A short decision checklist
Six questions, answered honestly, will usually settle it:
- Does your regulator require electronic transaction reporting in a prescribed format, or is a well-kept manual record acceptable?
- How many tellers handle cash at the same time — one or two, or a full counter?
- Where do customers currently see your rates: a screen and a live website, or a whiteboard and an out-of-date page?
- When you reprice during the day, how many places do you have to update by hand — and how often does one get missed?
- Do you have more than one screen or location that must always show the same rates at the same time?
- Is your software budget “whatever the quote says,” or “under ten dollars a month”?
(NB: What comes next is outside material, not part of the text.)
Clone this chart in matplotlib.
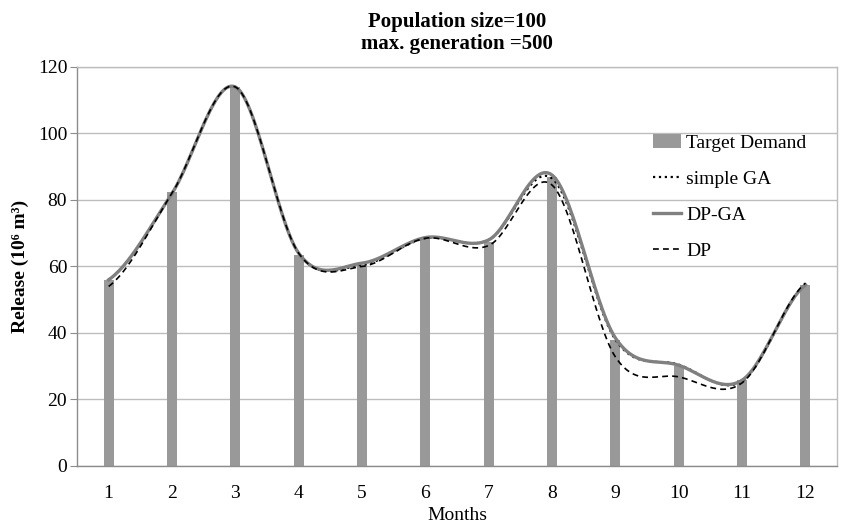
import numpy as np
import matplotlib
matplotlib.use("Agg")
import matplotlib.pyplot as plt

plt.rcParams['font.family'] = ['Liberation Serif', 'DejaVu Serif']

# 월별 데이터
months = [1, 2, 3, 4, 5, 6, 7, 8, 9, 10, 11, 12]
target_demand = [56, 82.5, 114, 63.5, 60.5, 68.5, 67.5, 87, 38, 30, 26, 54.5]
simple_ga = [56, 82, 114, 64, 60.5, 68.5, 68, 86.5, 38, 30.5, 25.5, 54.5]
dp_ga = [56, 82, 114, 64, 61, 68.7, 68, 87.5, 38.5, 30.3, 25.8, 54.5]
dp = [54, 82, 114, 64, 60, 68.5, 66.3, 84.5, 32.8, 26.8, 25, 55]


def smooth(x, y, n=30):
    # 엑셀 스타일 부드러운 선 (Catmull-Rom)
    x = np.asarray(x, float)
    y = np.asarray(y, float)
    m = np.zeros_like(y)
    m[1:-1] = (y[2:] - y[:-2]) / 2
    m[0] = (y[1] - y[0]) / 2
    m[-1] = (y[-1] - y[-2]) / 2
    xs, ys = [], []
    for i in range(len(x) - 1):
        t = np.linspace(0, 1, n, endpoint=(i == len(x) - 2))
        h00 = 2 * t**3 - 3 * t**2 + 1
        h10 = t**3 - 2 * t**2 + t
        h01 = -2 * t**3 + 3 * t**2
        h11 = t**3 - t**2
        xs.append(x[i] + t * (x[i + 1] - x[i]))
        ys.append(h00 * y[i] + h10 * m[i] + h01 * y[i + 1] + h11 * m[i + 1])
    return np.concatenate(xs), np.concatenate(ys)


fig = plt.figure(figsize=(8.43, 5.25), dpi=100)
ax = fig.add_axes([0.0913, 0.1124, 0.9017, 0.76])

bars = ax.bar(months, target_demand, width=0.16, color='#999999', label='Target Demand', zorder=2)
sx, sy = smooth(months, simple_ga)
l1, = ax.plot(sx, sy, color='black', linestyle=':', linewidth=1.6, label='simple GA', zorder=3)
sx, sy = smooth(months, dp_ga)
l2, = ax.plot(sx, sy, color='#808080', linewidth=2.4, label='DP-GA', zorder=3)
sx, sy = smooth(months, dp)
l3, = ax.plot(sx, sy, color='black', linestyle=(0, (3.5, 2.5)), linewidth=1.2, label='DP', zorder=4)

ax.set_xlim(0.5, 12.5)
ax.set_ylim(0, 120)
ax.set_yticks(range(0, 121, 20))
ax.set_xticks(months)
ax.grid(True, axis='y', color='#bdbdbd', linewidth=1.0, zorder=0)
ax.set_axisbelow(True)
for s in ax.spines.values():
    s.set_color('#8c8c8c')
    s.set_linewidth(1.0)
ax.spines['top'].set_color('#bdbdbd')
ax.spines['right'].set_color('#bdbdbd')
ax.tick_params(axis='y', length=5, color='#8c8c8c', labelsize=14, pad=2)
ax.tick_params(axis='x', length=0, labelsize=14, pad=14)

ax.set_xlabel('Months', fontsize=14, labelpad=3)
ax.set_ylabel('Release (10\u2076 m\u00b3)', fontsize=14, fontweight='bold', labelpad=6)
ax.set_title('Population size=100\nmax. generation =500', fontsize=15, fontweight='bold',
             linespacing=1.15, pad=13)

ax.legend([bars, l1, l2, l3], ['Target Demand', 'simple GA', 'DP-GA', 'DP'],
          loc='upper left', bbox_to_anchor=(0.735, 0.875), frameon=False, fontsize=14,
          handlelength=1.45, labelspacing=0.95, handletextpad=0.25)

fig.savefig('out.png', dpi=100)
If your answers land mostly on the simple side, start with the display layer and add heavier tooling when operations demand it. If they are mostly complex, evaluate ERPs — and note that a cheap display layer can still handle the customer-facing screens alongside one.
What each option actually costs
ERP pricing is almost always quoted rather than listed, and it is commonly structured per branch per month, sometimes with a setup or implementation fee and paid training on top. That is not a scandal — it is real software carrying real compliance weight — but it does mean you won’t know your number until after a demo, and it is a recurring commitment sized for businesses with the volume to absorb it.
The display layer is the opposite: flat, public pricing. Exchange Rate Management is free forever for USD and EUR pairs, and Pro is $9.99 per month (or $99.99 per year) for all 153 currencies. There is no per-branch multiplier — one dashboard controls every screen and page you embed the widget on — no implementation fee, and no sales call. If it stops fitting, you cancel anytime from the dashboard.
The expensive mistake, in either direction, is a mismatch: paying ERP money to solve a display problem, or running a busy multi-teller operation on paper because software felt like overkill. Work out which gap you actually have. For most small shops, the gap customers can see is the rates themselves — and that one closes in about fifteen minutes.